▶ INSTRUCTION
Pictures in the data should be dropped; transcribe exactly the lines from the one that has "Generate a Python" through the one that has "ax = fig.add_axes([53".

▶ DATA SHOWN
..............................

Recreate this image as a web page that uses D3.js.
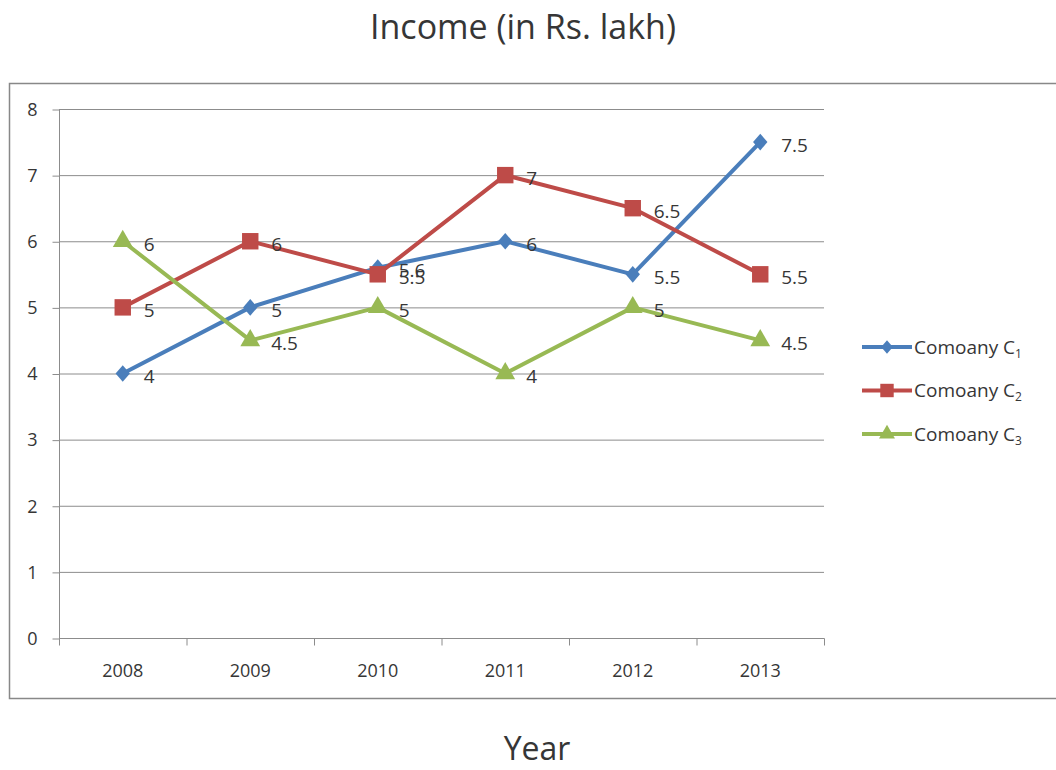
<!DOCTYPE html>
<html>
<head>
<meta charset="utf-8">
<script src="https://cdn.jsdelivr.net/npm/d3@7"></script>
<style>
  body { margin: 0; background: #fff; }
  text { font-family: "Open Sans", sans-serif; fill: #363636; }
</style>
</head>
<body>
<div class="chart-container"></div>
<script>
// --- Data ---
var years = ["2008", "2009", "2010", "2011", "2012", "2013"];
var company1 = [4, 5, 5.6, 6, 5.5, 7.5];
var company2 = [5, 6, 5.5, 7, 6.5, 5.5];
var company3 = [6, 4.5, 5, 4, 5, 4.5];
var seriesNames = ["1", "2", "3"];
var yTicks = [0, 1, 2, 3, 4, 5, 6, 7, 8];

// --- Layout ---
const w = 1056;
const h = 770;
const plotLeft = 59, plotRight = 824, plotTop = 109, plotBottom = 638;

// Excel-style diamond (a bit taller than wide)
var diamond = {
  draw: function (ctx, size) {
    var r = Math.sqrt(size / 2);
    ctx.moveTo(0, -r * 1.08);
    ctx.lineTo(r * 0.93, 0);
    ctx.lineTo(0, r * 1.08);
    ctx.lineTo(-r * 0.93, 0);
    ctx.closePath();
  }
};

var series = [
  { sub: seriesNames[0], values: company1, color: "#4a7ebb", shape: diamond, size: 120, legendSize: 80 },
  { sub: seriesNames[1], values: company2, color: "#be4b48", shape: d3.symbolSquare, size: 270, legendSize: 180 },
  { sub: seriesNames[2], values: company3, color: "#98b954", shape: d3.symbolTriangle, size: 170, legendSize: 110 }
];

var svg = d3.select(".chart-container")
  .append("svg")
  .attr("width", w)
  .attr("height", h);

// outer frame
svg.append("rect")
  .attr("x", 9.5).attr("y", 83.5)
  .attr("width", 1060).attr("height", 615)
  .attr("fill", "none")
  .attr("stroke", "#888")
  .attr("stroke-width", 1.5);

// title + axis title
svg.append("text")
  .attr("x", 523).attr("y", 39)
  .attr("text-anchor", "middle")
  .attr("font-size", "34px")
  .text("Income (in Rs. lakh)");

svg.append("text")
  .attr("x", 537).attr("y", 760)
  .attr("text-anchor", "middle")
  .attr("font-size", "32px")
  .text("Year");

// scales
var xScale = d3.scaleBand()
  .domain(years)
  .range([plotLeft, plotRight]);

var yScale = d3.scaleLinear()
  .domain([0, 8])
  .range([plotBottom, plotTop]);

// gridlines
svg.append("g")
  .selectAll("line")
  .data(yTicks.filter(function (d) { return d > 0; }))
  .enter()
  .append("line")
  .attr("x1", plotLeft).attr("x2", plotRight)
  .attr("y1", function (d) { return yScale(d) + 0.5; })
  .attr("y2", function (d) { return yScale(d) + 0.5; })
  .attr("stroke", "#8c8c8c")
  .attr("stroke-width", 1);

// y axis
var yAxis = svg.append("g")
  .attr("transform", "translate(" + (plotLeft + 0.5) + ",0.5)")
  .call(d3.axisLeft(yScale).tickValues(yTicks).tickSize(7).tickPadding(15));
yAxis.selectAll("text").attr("font-size", "18px").attr("fill", "#363636")
  .attr("font-family", "'Open Sans', sans-serif");
yAxis.selectAll("line, path").attr("stroke", "#8c8c8c");
yAxis.select("path").attr("d", "M0," + plotTop + "V" + plotBottom);

// x axis with ticks between categories
var xAxisG = svg.append("g")
  .attr("transform", "translate(0," + (plotBottom + 0.5) + ")");
xAxisG.append("line")
  .attr("x1", plotLeft).attr("x2", plotRight + 0.5)
  .attr("stroke", "#8c8c8c");
xAxisG.selectAll(".tk")
  .data(years.concat(["end"]))
  .enter()
  .append("line")
  .attr("x1", function (d, i) { return plotLeft + i * xScale.bandwidth() + 0.5; })
  .attr("x2", function (d, i) { return plotLeft + i * xScale.bandwidth() + 0.5; })
  .attr("y1", 0).attr("y2", 7)
  .attr("stroke", "#8c8c8c");
xAxisG.selectAll("text")
  .data(years)
  .enter()
  .append("text")
  .attr("x", function (d) { return xScale(d) + xScale.bandwidth() / 2; })
  .attr("y", 38)
  .attr("text-anchor", "middle")
  .attr("font-size", "18px")
  .text(function (d) { return d; });

// lines
var line = d3.line()
  .x(function (d, i) { return xScale(years[i]) + xScale.bandwidth() / 2; })
  .y(function (d) { return yScale(d); });

series.forEach(function (s) {
  svg.append("path")
    .datum(s.values)
    .attr("d", line)
    .attr("fill", "none")
    .attr("stroke", s.color)
    .attr("stroke-width", 4)
    .attr("stroke-linejoin", "round");
});

series.forEach(function (s) {
  svg.append("g")
    .selectAll("path")
    .data(s.values)
    .enter()
    .append("path")
    .attr("d", d3.symbol().type(s.shape).size(s.size))
    .attr("transform", function (d, i) {
      return "translate(" + (xScale(years[i]) + xScale.bandwidth() / 2) + "," + yScale(d) + ")";
    })
    .attr("fill", s.color);
});

// data labels
series.forEach(function (s) {
  svg.append("g")
    .selectAll("text")
    .data(s.values)
    .enter()
    .append("text")
    .attr("x", function (d, i) { return xScale(years[i]) + xScale.bandwidth() / 2 + 21; })
    .attr("y", function (d) { return yScale(d) + 3; })
    .attr("dy", "0.35em")
    .attr("font-size", "19px")
    .text(function (d) { return d; });
});

// legend
var legend = svg.append("g");
series.forEach(function (s, i) {
  var ly = 347 + i * 43.5;
  legend.append("line")
    .attr("x1", 862).attr("x2", 912)
    .attr("y1", ly).attr("y2", ly)
    .attr("stroke", s.color)
    .attr("stroke-width", 4);
  legend.append("path")
    .attr("d", d3.symbol().type(s.shape).size(s.legendSize))
    .attr("transform", "translate(887," + ly + ")")
    .attr("fill", s.color);
  var t = legend.append("text")
    .attr("x", 914).attr("y", ly)
    .attr("dy", "0.36em")
    .attr("font-size", "19px")
    .text("Comoany C");
  t.append("tspan")
    .attr("font-size", "12px")
    .attr("dy", "4")
    .text(s.sub);
});
</script>
</body>
</html>
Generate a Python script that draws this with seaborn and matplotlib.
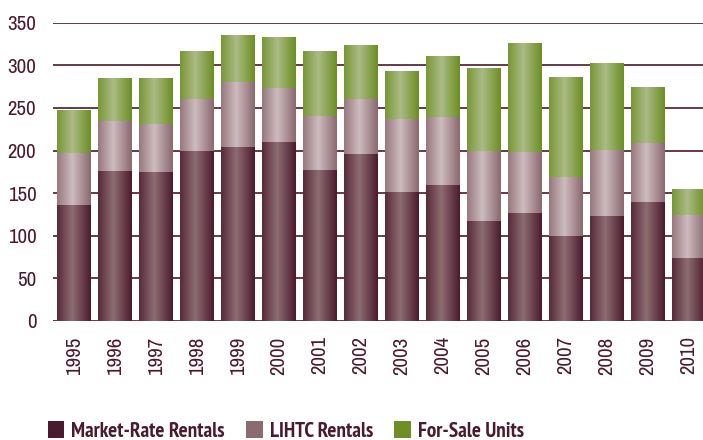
import numpy as np
import pandas as pd
import matplotlib
matplotlib.use("Agg")
import matplotlib.pyplot as plt
import seaborn as sns
from matplotlib.patches import Patch
from matplotlib.colors import to_rgb
from matplotlib import font_manager as fm

years = ["1995", "1996", "1997", "1998", "1999", "2000", "2001", "2002",
         "2003", "2004", "2005", "2006", "2007", "2008", "2009", "2010"]
market_rate = [136, 176, 175, 200, 204, 210, 177, 196, 151, 159, 117, 127, 100, 123, 140, 74]
lihtc = [61, 59, 56, 60, 76, 63, 63, 64, 86, 80, 82, 71, 69, 78, 69, 50]
for_sale = [50, 50, 54, 57, 55, 60, 77, 64, 56, 72, 98, 128, 117, 102, 66, 31]
series_names = ["Market-Rate Rentals", "LIHTC Rentals", "For-Sale Units"]

TEXT = "#4a1a2e"
legend_cols = ["#4a1a2e", "#8c6b70", "#6e8e26"]
edge_cols = ["#4b1a2d", "#8a686e", "#6c8e22"]
center_cols = ["#8d6d72", "#cdbcbf", "#abbb85"]

sns.set_theme(style="white")

names = {f.name for f in fm.fontManager.ttflist}
tick_fam = "Archivo Narrow" if "Archivo Narrow" in names else "DejaVu Sans"
leg_fam = "PT Sans Narrow" if "PT Sans Narrow" in names else tick_fam
plt.rcParams["font.family"] = [tick_fam, "DejaVu Sans"]

df = pd.DataFrame({"year": years, "market": market_rate, "lihtc": lihtc, "sale": for_sale})
df["c1"] = df["market"]
df["c2"] = df["market"] + df["lihtc"]
df["c3"] = df["c2"] + df["sale"]

fig = plt.figure(figsize=(7.03, 4.40), dpi=100)
ax = fig.add_axes([53 / 703, 1 - 321 / 440, 650 / 703, (321 - 22.7) / 440])

W = 0.82
layers = [("c3", 2, 2), ("c2", 1, 4), ("c1", 0, 6)]
for col, ci, z in layers:
    n_before = len(ax.patches)
    sns.barplot(data=df, x="year", y=col, color=legend_cols[ci], width=W,
                ax=ax, saturation=1, linewidth=0, zorder=z)
    new = ax.patches[n_before:]
    e = np.array(to_rgb(edge_cols[ci]))
    c = np.array(to_rgb(center_cols[ci]))
    t = np.linspace(0, 1, 200)
    f = np.clip(1 - np.abs(t - 0.45) / 0.55, 0, 1)
    grad = e[None, :] + (c - e)[None, :] * f[:, None]
    img = grad[None, :, :]
    for p in new:
        p.set_zorder(z)
        x0, y0 = p.get_x(), p.get_y()
        w, h = p.get_width(), p.get_height()
        im = ax.imshow(img, extent=[x0, x0 + w, y0, y0 + h], aspect="auto",
                       origin="lower", zorder=z + 0.5, interpolation="bilinear")
        im.set_clip_path(p)

ax.set_xlim(-0.517, 15.337)
ax.set_ylim(0, 350)
ax.set_yticks(range(0, 351, 50))
ax.yaxis.grid(True, color="#5a2a3a", linewidth=1.3)
ax.xaxis.grid(False)
ax.set_axisbelow(True)
for s in ax.spines.values():
    s.set_visible(False)
ax.set_xlabel("")
ax.set_ylabel("")
fs = 15
ax.tick_params(axis="y", length=0, pad=12, labelsize=fs, labelcolor=TEXT)
ax.tick_params(axis="x", length=0, pad=11, labelsize=fs, labelcolor=TEXT)
plt.setp(ax.get_xticklabels(), rotation=90)

# fit legend font so that the first label is ~154 px wide
renderer = fig.canvas.get_renderer()
probe = fig.text(0, 0, series_names[0], fontsize=15, fontweight="bold",
                 family=[leg_fam, "DejaVu Sans"])
wpx = probe.get_window_extent(renderer).width
probe.remove()
lfs = 15 * 154.0 / wpx

handles = [Patch(facecolor=legend_cols[i], edgecolor="none") for i in range(3)]
leg = fig.legend(handles, series_names, loc="lower left",
                 bbox_to_anchor=(37 / 703, -0.026), ncol=3, frameon=False,
                 borderpad=0, handlelength=12.2 / lfs, handleheight=12.2 / lfs,
                 handletextpad=5.0 / lfs, columnspacing=15.0 / lfs,
                 prop={"family": [leg_fam, "DejaVu Sans"], "size": lfs, "weight": "bold"})
for txt in leg.get_texts():
    txt.set_color(TEXT)

fig.savefig("out.png", dpi=100)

..............................

▶ REPLY TO THE TASK
Generate a Python script that draws this with seaborn and matplotlib.
import numpy as np
import pandas as pd
import matplotlib
matplotlib.use("Agg")
import matplotlib.pyplot as plt
import seaborn as sns
from matplotlib.patches import Patch
from matplotlib.colors import to_rgb
from matplotlib import font_manager as fm

years = ["1995", "1996", "1997", "1998", "1999", "2000", "2001", "2002",
         "2003", "2004", "2005", "2006", "2007", "2008", "2009", "2010"]
market_rate = [136, 176, 175, 200, 204, 210, 177, 196, 151, 159, 117, 127, 100, 123, 140, 74]
lihtc = [61, 59, 56, 60, 76, 63, 63, 64, 86, 80, 82, 71, 69, 78, 69, 50]
for_sale = [50, 50, 54, 57, 55, 60, 77, 64, 56, 72, 98, 128, 117, 102, 66, 31]
series_names = ["Market-Rate Rentals", "LIHTC Rentals", "For-Sale Units"]

TEXT = "#4a1a2e"
legend_cols = ["#4a1a2e", "#8c6b70", "#6e8e26"]
edge_cols = ["#4b1a2d", "#8a686e", "#6c8e22"]
center_cols = ["#8d6d72", "#cdbcbf", "#abbb85"]

sns.set_theme(style="white")

names = {f.name for f in fm.fontManager.ttflist}
tick_fam = "Archivo Narrow" if "Archivo Narrow" in names else "DejaVu Sans"
leg_fam = "PT Sans Narrow" if "PT Sans Narrow" in names else tick_fam
plt.rcParams["font.family"] = [tick_fam, "DejaVu Sans"]

df = pd.DataFrame({"year": years, "market": market_rate, "lihtc": lihtc, "sale": for_sale})
df["c1"] = df["market"]
df["c2"] = df["market"] + df["lihtc"]
df["c3"] = df["c2"] + df["sale"]

fig = plt.figure(figsize=(7.03, 4.40), dpi=100)
ax = fig.add_axes([53 / 703, 1 - 321 / 440, 650 / 703, (321 - 22.7) / 440])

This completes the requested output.